The Yankees and Billy Fleming are both anxiously looking ahead to 2016.
What both the player and the club what to find out is just where he fits in the Yankees’ puzzle of prospects. What the 23-year-old, who grew up within 20 minutes of Trenton’s Arm&Hammer Park, has shown so far has been tantalizing.
“Hey, I wasn’t drafted,” said Fleming. “I signed as a free-agent. They (the Yankees) haven’t invested in me as much as a lot of others. I know I cam play. I did have to keep showing them that.”
The 6-foot-1, 200-pound native of Churchville, Pa., who graduated from Council Rock High and played three seasons at West Virginia University, earning All-Big 12 Honors. With the Mountaineers, he was known as a grinder who earned high praise from many quarters.
West Virginia coach Randy Mazey called Fleming, “one of the best baseball players I’ve ever coached, and also one of the best kids,” in a release after he signed with the Yankees in the summer of 2014, passing up his senior year.
“He was a great a Mountaineer and we’re really going to miss him in our program, but I wish him all the luck in the world. I really think his desire is going to carry him a long way in professional baseball.”
Fleming, in 93 minor-league games over two years spread and six levels on the Yankees system, has a batting average of .335 (104-for-310). He has shown he can hit at all levels, putting together a .,338 (69-for-204) mark in 62 games among Pulaski, Charleston, Tampa and Trenton.
He played 22 games in the Gulf Coast League and nine with Class-A Short-Season Staten Island in 2014, bating .330 (35-for-106) with those clubs.
“I felt real comfortable at the plate no matter what level I was at,” said Fleming, who will likely start 2016 at Double-A Trenton. Given he plays first base, second base and third base, the Aroldis Chapman trade last week that included infielders Eric Jagielo and Tony Renda ought to bring some additional opportunities for him in Trenton.
“When I play with Trenton, I’m playing at home,” sad Fleming. “I can stay at home, get a home-cooked meal.

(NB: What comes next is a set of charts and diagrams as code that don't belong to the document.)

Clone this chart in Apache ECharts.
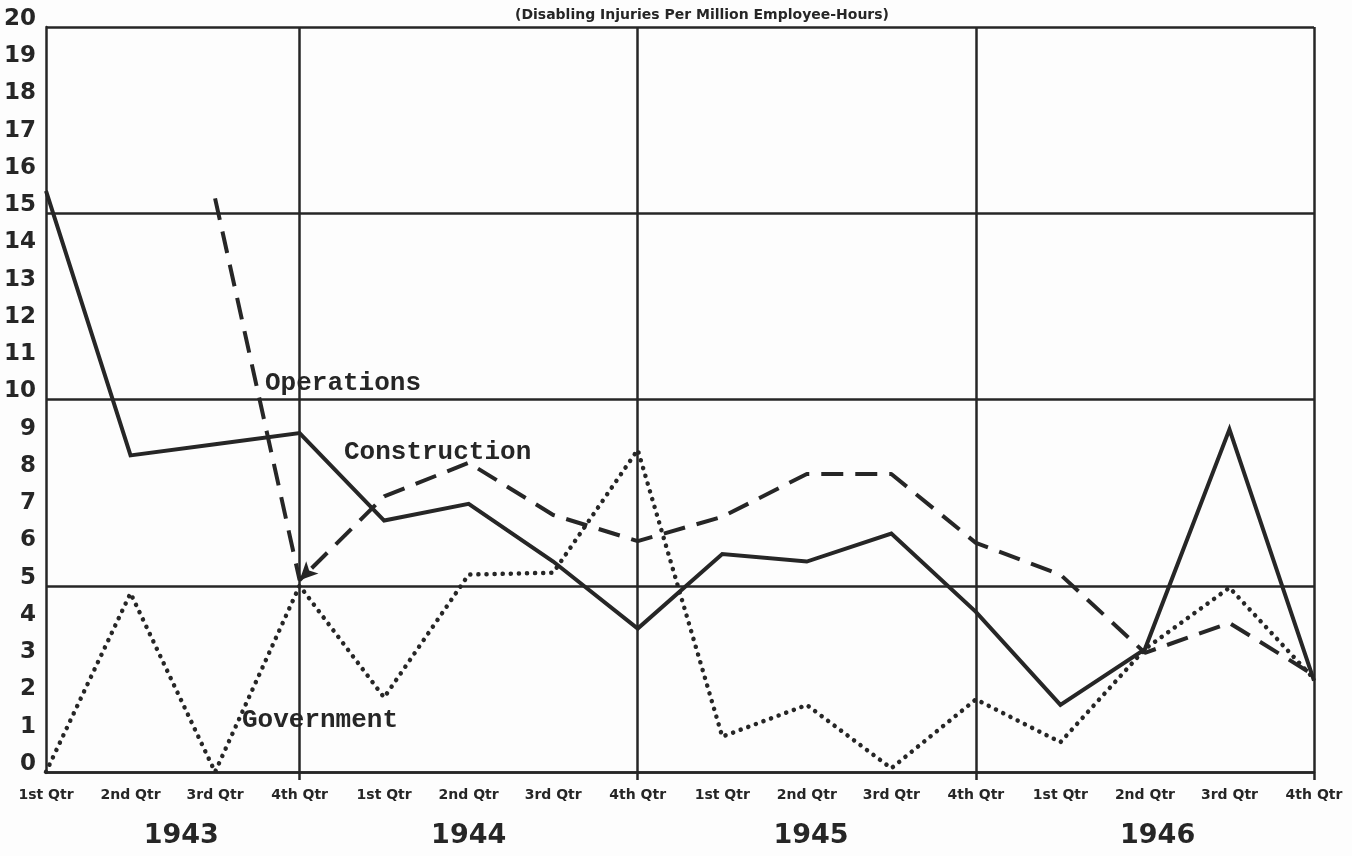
<!DOCTYPE html>
<html>
<head>
<meta charset="utf-8">
<script src="https://cdn.jsdelivr.net/npm/echarts@6/dist/echarts.min.js"></script>
<style>
html,body{margin:0;padding:0;background:#fdfdfd;}
#chart{width:1352px;height:856px;}
</style>
</head>
<body>
<div id="chart"></div>
<script>
const quarters = ['1st Qtr','2nd Qtr','3rd Qtr','4th Qtr','1st Qtr','2nd Qtr','3rd Qtr','4th Qtr','1st Qtr','2nd Qtr','3rd Qtr','4th Qtr','1st Qtr','2nd Qtr','3rd Qtr','4th Qtr'];
const years = ['1943','1944','1945','1946'];
const construction = [15.6, 8.5, 8.8, 9.1, 6.75, 7.2, 5.65, 3.85, 5.85, 5.65, 6.4, 4.3, 1.8, 3.3, 9.2, 2.45];
const operations = [null, null, 15.4, 5.15, 7.4, 8.3, 6.9, 6.2, 6.85, 8.0, 8.0, 6.15, 5.3, 3.2, 4.0, 2.6];
const government = [0, 4.8, 0, 5.0, 2.0, 5.3, 5.35, 8.65, 0.95, 1.8, 0.1, 1.95, 0.8, 3.3, 4.95, 2.5];
const yTicks = [0,1,2,3,4,5,6,7,8,9,10,11,12,13,14,15,16,17,18,19,20];

const ink = '#262626';
const chart = echarts.init(document.getElementById('chart'));
const q4 = (i) => i % 4 === 3;

const opsData = operations.map((v, i) => i === 3
  ? {value: v, symbol: 'arrow', symbolSize: [13, 18], symbolRotate: 135, itemStyle: {color: ink}}
  : v);

chart.setOption({
  backgroundColor: '#fdfdfd',
  animation: false,
  title: {
    text: '(Disabling Injuries Per Million Employee-Hours)',
    left: 697, top: 3, textAlign: 'center',
    textStyle: {fontFamily: 'DejaVu Sans', fontWeight: 'bold', fontSize: 14, color: ink}
  },
  grid: {left: 46, right: 38, top: 27, bottom: 84},
  xAxis: {
    type: 'category', data: quarters, boundaryGap: false,
    axisLine: {show: true, lineStyle: {color: ink, width: 2.5}},
    axisTick: {show: true, interval: (i) => q4(i), length: 8, lineStyle: {color: ink, width: 2.5}},
    splitLine: {show: true, interval: (i) => q4(i), lineStyle: {color: ink, width: 2.5}},
    axisLabel: {interval: 0, margin: 16, fontFamily: 'DejaVu Sans', fontWeight: 'bold', fontSize: 14, color: ink}
  },
  yAxis: [{
    type: 'value', min: 0, max: 20, interval: 1,
    axisLine: {show: true, lineStyle: {color: ink, width: 2.5}},
    axisTick: {show: false}, splitLine: {show: false},
    axisLabel: {margin: 10, fontFamily: 'DejaVu Sans', fontWeight: 'bold', fontSize: 23, color: ink,
      verticalAlign: 'bottom', lineHeight: 16,
      formatter: (v) => yTicks.includes(v) ? String(v) : ''}
  }, {
    type: 'value', min: 0, max: 20, interval: 5, position: 'left',
    axisLine: {show: false}, axisTick: {show: false}, axisLabel: {show: false},
    splitLine: {show: true, lineStyle: {color: ink, width: 2.5}}
  }],
  series: [{
    name: 'Construction', type: 'line', data: construction, symbol: 'none',
    lineStyle: {color: ink, width: 4, join: 'miter'}
  }, {
    name: 'Operations', type: 'line', data: opsData, symbol: 'none', connectNulls: false,
    lineStyle: {color: ink, width: 4, type: [22, 12]}
  }, {
    name: 'Government', type: 'line', data: government, symbol: 'none',
    lineStyle: {color: ink, width: 4.5, type: [0.1, 8], cap: 'round'}
  }]
});

function yearGraphics() {
  const pos = [1.6, 5.0, 9.05, 13.15];
  const items = years.map((y, k) => {
    const i = Math.floor(pos[k]);
    const f = pos[k] - i;
    const a = chart.convertToPixel({xAxisIndex: 0}, i);
    const b = chart.convertToPixel({xAxisIndex: 0}, i + 1);
    const x = a + (b - a) * f;
    return {type: 'text', x: x, y: 836, style: {text: y, fill: ink, font: 'bold 27px "DejaVu Sans"', align: 'center', verticalAlign: 'middle'}};
  });
  const mono = 'bold 26px "Liberation Mono"';
  items.push({type: 'text', x: 265, y: 383, style: {text: 'Operations', fill: ink, font: mono, align: 'left', verticalAlign: 'middle'}});
  items.push({type: 'text', x: 344, y: 452, style: {text: 'Construction', fill: ink, font: mono, align: 'left', verticalAlign: 'middle'}});
  items.push({type: 'text', x: 242, y: 720, style: {text: 'Government', fill: ink, font: mono, align: 'left', verticalAlign: 'middle'}});
  chart.setOption({graphic: items});
}
yearGraphics();
</script>
</body>
</html>
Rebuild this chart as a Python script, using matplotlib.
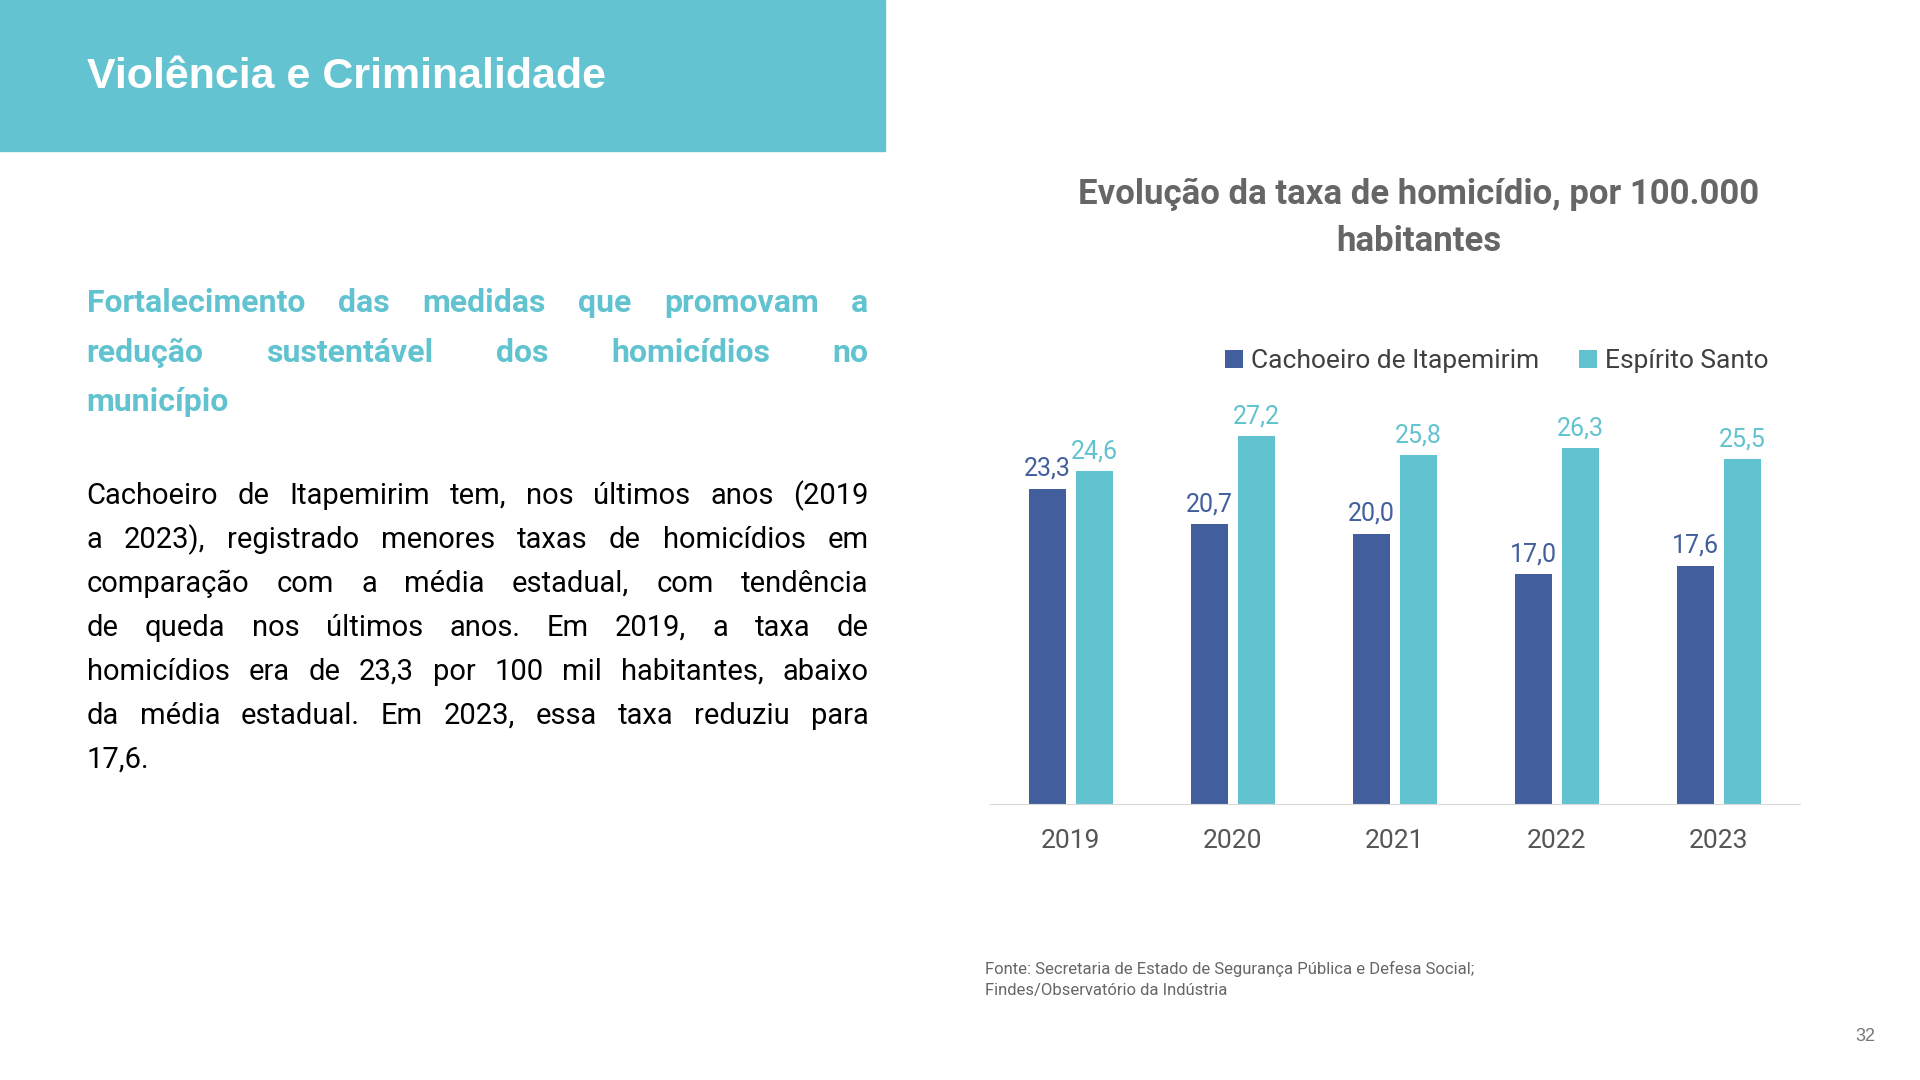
import matplotlib
matplotlib.use("Agg")
import matplotlib.pyplot as plt
import numpy as np

FONT = ['Liberation Sans Narrow', 'Roboto', 'DejaVu Sans']
plt.rcParams['font.family'] = FONT

years = ['2019', '2020', '2021', '2022', '2023']
cachoeiro = [23.3, 20.7, 20.0, 17.0, 17.6]
espirito = [24.6, 27.2, 25.8, 26.3, 25.5]
series_names = ['Cachoeiro de Itapemirim', 'Espírito Santo']

DARK = '#425E9C'
TEAL = '#62C3D0'
GRAY = '#666666'

W, H = 1552.0, 873.0
def fx(x): return x / W
def fy(y): return 1 - y / H

fig = plt.figure(figsize=(19.2, 10.8), dpi=100)

# header band
fig.patches.append(plt.Rectangle((0, fy(122)), fx(715), 122 / H, transform=fig.transFigure,
                                 color='#63C3D0', zorder=0))
fig.text(fx(70), fy(62), 'Violência e Criminalidade', color='white', fontsize=31,
         fontweight='bold', family=['Liberation Sans', 'DejaVu Sans'], va='center')

renderer = fig.canvas.get_renderer()

def justify(lines, x0, x1, y0, dy, **kw):
    for i, line in enumerate(lines):
        y = fy(y0 + i * dy)
        words = line.split()
        if i == len(lines) - 1 or len(words) == 1:
            fig.text(fx(x0), y, line, va='center', **kw)
            continue
        ts = [fig.text(0, y, w, va='center', **kw) for w in words]
        widths = [t.get_window_extent(renderer).width / fig.bbox.width for t in ts]
        gap = (fx(x1) - fx(x0) - sum(widths)) / (len(words) - 1)
        x = fx(x0)
        for t, w in zip(ts, widths):
            t.set_x(x)
            x += w + gap

justify(['Fortalecimento das medidas que promovam a',
         'redução sustentável dos homicídios no',
         'município'], 70, 702, 245, 40, color=TEAL, fontsize=23, fontweight='bold')

justify(['Cachoeiro de Itapemirim tem, nos últimos anos (2019',
         'a 2023), registrado menores taxas de homicídios em',
         'comparação com a média estadual, com tendência',
         'de queda nos últimos anos. Em 2019, a taxa de',
         'homicídios era de 23,3 por 100 mil habitantes, abaixo',
         'da média estadual. Em 2023, essa taxa reduziu para',
         '17,6.'], 70, 702, 401, 35.5, color='black', fontsize=21)

fig.text(fx(1147), fy(157), 'Evolução da taxa de homicídio, por 100.000', ha='center', va='center',
         color=GRAY, fontsize=25, fontweight='bold')
fig.text(fx(1147), fy(195), 'habitantes', ha='center', va='center',
         color=GRAY, fontsize=25, fontweight='bold')

# chart
ax = fig.add_axes([fx(800), fy(650), fx(1455) - fx(800), (650 - 322) / H])
x = np.arange(len(years))
off, bw = 0.145, 0.23
b1 = ax.bar(x - off, cachoeiro, bw, color=DARK, label=series_names[0])
b2 = ax.bar(x + off, espirito, bw, color=TEAL, label=series_names[1])
for xi, v in zip(x, cachoeiro):
    ax.text(xi - off, v + 0.6, f'{v:.1f}'.replace('.', ','), ha='center', va='bottom',
            color=DARK, fontsize=18)
for xi, v in zip(x, espirito):
    ax.text(xi + off, v + 0.6, f'{v:.1f}'.replace('.', ','), ha='center', va='bottom',
            color=TEAL, fontsize=18)
ax.set_xlim(-0.5, 4.5)
ax.set_ylim(0, 30)
ax.set_yticks([])
ax.set_xticks(x)
ax.set_xticklabels(years, fontsize=19, color='#555555')
ax.tick_params(axis='x', length=0, pad=18)
for s in ['top', 'right', 'left']:
    ax.spines[s].set_visible(False)
ax.spines['bottom'].set_color('#D9D9D9')
ax.patch.set_alpha(0)

leg = fig.legend(handles=[b1, b2], loc='center', bbox_to_anchor=(fx(1210), fy(292)), ncol=2,
                 frameon=False, fontsize=19, handlelength=0.7, handleheight=0.7,
                 handletextpad=0.3, columnspacing=1.5, labelcolor='#404040')

fig.text(fx(796), fy(783), 'Fonte: Secretaria de Estado de Segurança Pública e Defesa Social;',
         color=GRAY, fontsize=12, va='center')
fig.text(fx(796), fy(801), 'Findes/Observatório da Indústria', color=GRAY, fontsize=12, va='center')
fig.text(fx(1516), fy(838), '32', color='#777777', fontsize=13, ha='right', va='center',
         family=['Liberation Sans', 'DejaVu Sans'])

fig.savefig('out.png', dpi=100)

The Thunder were the team I went to see as a kid. The atmosphere is great. The stadium is great.”
Fleming also had a booster in former Thunder manager Tony Franklin, who is now handling similar duties with Pulaski. He had Fleming for 15 games in 2015, a time in which he hammered Appalachian League pitching by hitting .444 (24-for-54) with the P-Yanks.
“Billy was really hitting everything when he was in Pulaski,” said Franklin. “He earned a quick promotion because he overpowered pitching in this league. He’s determined.”
Scouts feel Fleming’s best position is first base. He is more a contact hitter than a power hitter. He was more than able to hold his own at Double-A. With both Jagielo and Renda now both in the Cincinnati system, he likely will see some action at both first and second, and maybe third.
“I’m always looking to improve my game,” Fleming said. “As I get to the higher levels, I know I have to add to it.”
One never knows with a free-agent signee, but the Yankees could have something special in Fleming.